Stated task: Exactly retype the lines from the top of the data through the line containing "4.3, 7.0, 8.0, 7.0, 4.8]", leaving out every picture.

Supplied information:

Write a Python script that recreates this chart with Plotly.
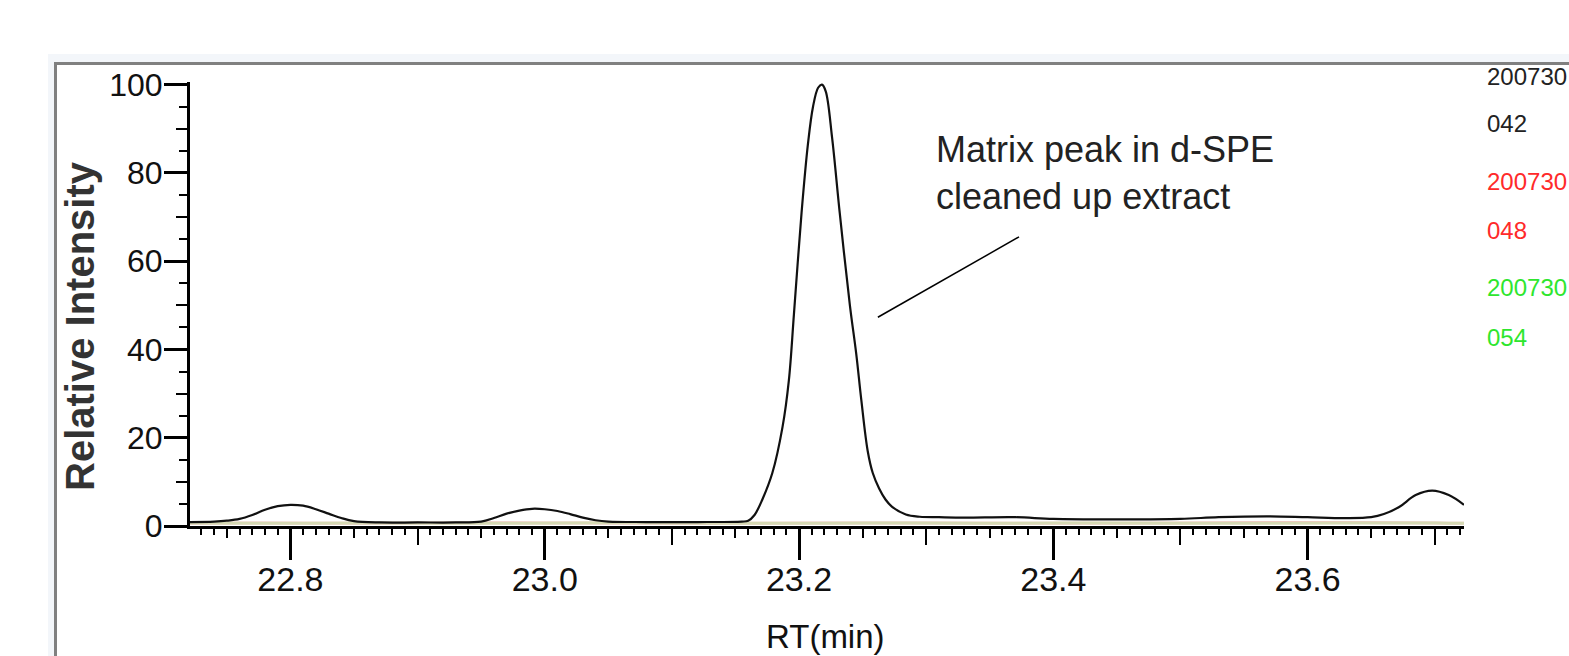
import plotly.graph_objects as go

# ---------------- data ----------------
rt_042 = [22.721, 22.74, 22.75, 22.76, 22.77, 22.78, 22.79, 22.80, 22.81, 22.82, 22.83, 22.84,
          22.85, 22.87, 22.90, 22.93, 22.95, 22.96, 22.97, 22.98, 22.99, 23.00, 23.01, 23.02,
          23.03, 23.04, 23.05, 23.08, 23.12, 23.155, 23.160, 23.165, 23.171, 23.179, 23.187,
          23.192, 23.196, 23.202, 23.207, 23.211, 23.215, 23.218, 23.221, 23.226, 23.232,
          23.240, 23.245, 23.249, 23.254, 23.258, 23.263, 23.268, 23.273, 23.284, 23.295,
          23.31, 23.33, 23.37, 23.40, 23.45, 23.50, 23.53, 23.57, 23.60, 23.63, 23.65, 23.66,
          23.672, 23.685, 23.698, 23.711, 23.723]
int_042 = [0.9, 1.0, 1.2, 1.6, 2.5, 3.7, 4.5, 4.8, 4.6, 3.8, 2.8, 1.8,
           1.1, 0.8, 0.8, 0.8, 1.0, 1.8, 2.8, 3.5, 3.9, 3.8, 3.4, 2.7,
           1.9, 1.3, 1.0, 0.9, 0.9, 1.0, 1.2, 2.5, 5.9, 12.0, 22.4,
           33.0, 48.0, 71.0, 86.5, 95.0, 99.3, 100.0, 98.5, 88.0, 71.0,
           50.0, 39.0, 28.5, 17.0, 12.0, 8.5, 6.0, 4.4, 2.6, 2.1,
           2.0, 1.9, 2.0, 1.6, 1.5, 1.6, 2.0, 2.2, 2.0, 1.8, 2.0, 2.7,
           4.3, 7.0, 8.0, 7.0, 4.8]

rt_048 = [22.721, 22.78, 22.85, 22.92, 23.00, 23.08, 23.15, 23.22, 23.30, 23.40, 23.50, 23.60, 23.70, 23.723]
int_048 = [0.6, 0.7, 0.6, 0.7, 0.7, 0.6, 0.6, 0.7, 0.7, 0.6, 0.7, 0.8, 0.7, 0.6]

rt_054 = [22.721, 22.79, 22.86, 22.94, 23.02, 23.10, 23.18, 23.26, 23.34, 23.44, 23.54, 23.64, 23.70, 23.723]
int_054 = [0.7, 0.6, 0.7, 0.6, 0.7, 0.7, 0.6, 0.7, 0.6, 0.7, 0.6, 0.7, 0.7, 0.6]

x_range = [22.721, 23.723]
y_range = [0, 100.6]
y_major = [0, 20, 40, 60, 80, 100]

sample_labels = ["200730", "042", "200730", "048", "200730", "054"]
sample_colors = ["#222222", "#222222", "#ff2a2a", "#ff2a2a", "#2ee62e", "#2ee62e"]
sample_label_y = [1.012, 0.906, 0.775, 0.665, 0.538, 0.425]

note_text = "Matrix peak in d-SPE<br>cleaned up extract"

ARIAL = "Liberation Sans, Arial, sans-serif"

fig = go.Figure()

fig.add_trace(go.Scatter(x=rt_048, y=int_048, mode="lines", line=dict(color="#f5c4c4", width=3),
                         line_shape="spline", showlegend=False, hoverinfo="skip"))
fig.add_trace(go.Scatter(x=rt_054, y=int_054, mode="lines", line=dict(color="#d6dab4", width=3),
                         line_shape="spline", showlegend=False, hoverinfo="skip"))
fig.add_trace(go.Scatter(x=rt_042, y=int_042, mode="lines", line=dict(color="#111111", width=2.2),
                         line_shape="spline", showlegend=False, hoverinfo="skip"))
# helper (empty) traces so that the extra tick-level axes are drawn
fig.add_trace(go.Scatter(x=[None], y=[None], xaxis="x2", yaxis="y", showlegend=False, hoverinfo="skip"))
fig.add_trace(go.Scatter(x=[None], y=[None], xaxis="x3", yaxis="y", showlegend=False, hoverinfo="skip"))
fig.add_trace(go.Scatter(x=[None], y=[None], xaxis="x", yaxis="y2", showlegend=False, hoverinfo="skip"))

common_x = dict(range=x_range, showgrid=False, zeroline=False, tick0=22.8)
fig.update_layout(
    width=1569, height=656,
    margin=dict(l=190, r=105, t=82, b=130),
    paper_bgcolor="white", plot_bgcolor="white",
    xaxis=dict(**common_x, dtick=0.2, tickformat=".1f", ticks="outside", ticklen=31, tickwidth=3,
               tickcolor="black", showline=True, linewidth=3, linecolor="black",
               tickfont=dict(family=ARIAL, size=34, color="#111111"), ticklabelstandoff=-10,
               minor=dict(dtick=0.01, ticks="outside", ticklen=6, tickwidth=2, tickcolor="black",
                          showgrid=False),
               anchor="y"),
    xaxis2=dict(**common_x, dtick=0.1, overlaying="x", anchor="y", side="bottom", ticks="outside",
                ticklen=18, tickwidth=2, tickcolor="black", showticklabels=False, showline=False),
    xaxis3=dict(**common_x, dtick=0.05, overlaying="x", anchor="y", side="bottom", ticks="outside",
                ticklen=11, tickwidth=2, tickcolor="black", showticklabels=False, showline=False),
    yaxis=dict(range=y_range, tickvals=y_major, ticks="outside", ticklen=23, tickwidth=3,
               tickcolor="black", showline=True, linewidth=3, linecolor="black", showgrid=False,
               zeroline=False, tickfont=dict(family=ARIAL, size=32, color="#111111"),
               ticklabelstandoff=-5,
               minor=dict(dtick=5, tick0=0, ticks="outside", ticklen=8, tickwidth=2,
                          tickcolor="black", showgrid=False),
               anchor="x"),
    yaxis2=dict(range=y_range, tick0=0, dtick=10, overlaying="y", anchor="x", side="left",
                ticks="outside", ticklen=13, tickwidth=2, tickcolor="black",
                showticklabels=False, showline=False, showgrid=False, zeroline=False),
    hovermode=False,
)

# window frame decoration (light band + grey border)
def px_x(p):
    return (p - 190) / 1274.0

def px_y(p):
    return (526 - p) / 444.0

fig.add_shape(type="rect", xref="paper", yref="paper", x0=px_x(48), x1=px_x(1600), y0=px_y(54), y1=px_y(700),
              fillcolor="#f3f6fa", line_width=0, layer="below")
fig.add_shape(type="rect", xref="paper", yref="paper", x0=px_x(56), x1=px_x(1600), y0=px_y(64), y1=px_y(700),
              fillcolor="white", line_width=0, layer="below")
fig.add_shape(type="line", xref="paper", yref="paper", x0=px_x(54), x1=px_x(1600), y0=px_y(63.5), y1=px_y(63.5),
              line=dict(color="#808080", width=3), layer="below")
fig.add_shape(type="line", xref="paper", yref="paper", x0=px_x(55.5), x1=px_x(55.5), y0=px_y(62), y1=px_y(700),
              line=dict(color="#808080", width=3), layer="below")

# annotation pointer line
fig.add_shape(type="line", xref="x", yref="y", x0=23.262, y0=47.3, x1=23.373, y1=65.5,
              line=dict(color="black", width=1.5))

fig.add_annotation(x=23.306, y=90.4, xref="x", yref="y", text=note_text, showarrow=False,
                   xanchor="left", yanchor="top", align="left",
                   font=dict(family=ARIAL, size=36, color="#222222"))

# axis titles
fig.add_annotation(x=px_x(80), y=px_y(326), xref="paper", yref="paper", text="Relative Intensity",
                   textangle=-90, showarrow=False, xanchor="center", yanchor="middle",
                   font=dict(family=ARIAL, size=40, color="#333333", weight="bold"))
fig.add_annotation(x=px_x(825), y=px_y(636), xref="paper", yref="paper", text="RT(min)",
                   showarrow=False, xanchor="center", yanchor="middle",
                   font=dict(family=ARIAL, size=33, color="#111111"))

# sample labels on the right
for txt, col, yy in zip(sample_labels, sample_colors, sample_label_y):
    fig.add_annotation(x=px_x(1485), y=yy, xref="paper", yref="paper", text=txt, showarrow=False,
                       xanchor="left", yanchor="middle", font=dict(family=ARIAL, size=24, color=col))

fig.write_html("out.html", config={"displayModeBar": False},
               post_script="document.body.style.margin='0px';")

Complete response:
Write a Python script that recreates this chart with Plotly.
import plotly.graph_objects as go

# ---------------- data ----------------
rt_042 = [22.721, 22.74, 22.75, 22.76, 22.77, 22.78, 22.79, 22.80, 22.81, 22.82, 22.83, 22.84,
          22.85, 22.87, 22.90, 22.93, 22.95, 22.96, 22.97, 22.98, 22.99, 23.00, 23.01, 23.02,
          23.03, 23.04, 23.05, 23.08, 23.12, 23.155, 23.160, 23.165, 23.171, 23.179, 23.187,
          23.192, 23.196, 23.202, 23.207, 23.211, 23.215, 23.218, 23.221, 23.226, 23.232,
          23.240, 23.245, 23.249, 23.254, 23.258, 23.263, 23.268, 23.273, 23.284, 23.295,
          23.31, 23.33, 23.37, 23.40, 23.45, 23.50, 23.53, 23.57, 23.60, 23.63, 23.65, 23.66,
          23.672, 23.685, 23.698, 23.711, 23.723]
int_042 = [0.9, 1.0, 1.2, 1.6, 2.5, 3.7, 4.5, 4.8, 4.6, 3.8, 2.8, 1.8,
           1.1, 0.8, 0.8, 0.8, 1.0, 1.8, 2.8, 3.5, 3.9, 3.8, 3.4, 2.7,
           1.9, 1.3, 1.0, 0.9, 0.9, 1.0, 1.2, 2.5, 5.9, 12.0, 22.4,
           33.0, 48.0, 71.0, 86.5, 95.0, 99.3, 100.0, 98.5, 88.0, 71.0,
           50.0, 39.0, 28.5, 17.0, 12.0, 8.5, 6.0, 4.4, 2.6, 2.1,
           2.0, 1.9, 2.0, 1.6, 1.5, 1.6, 2.0, 2.2, 2.0, 1.8, 2.0, 2.7,
           4.3, 7.0, 8.0, 7.0, 4.8]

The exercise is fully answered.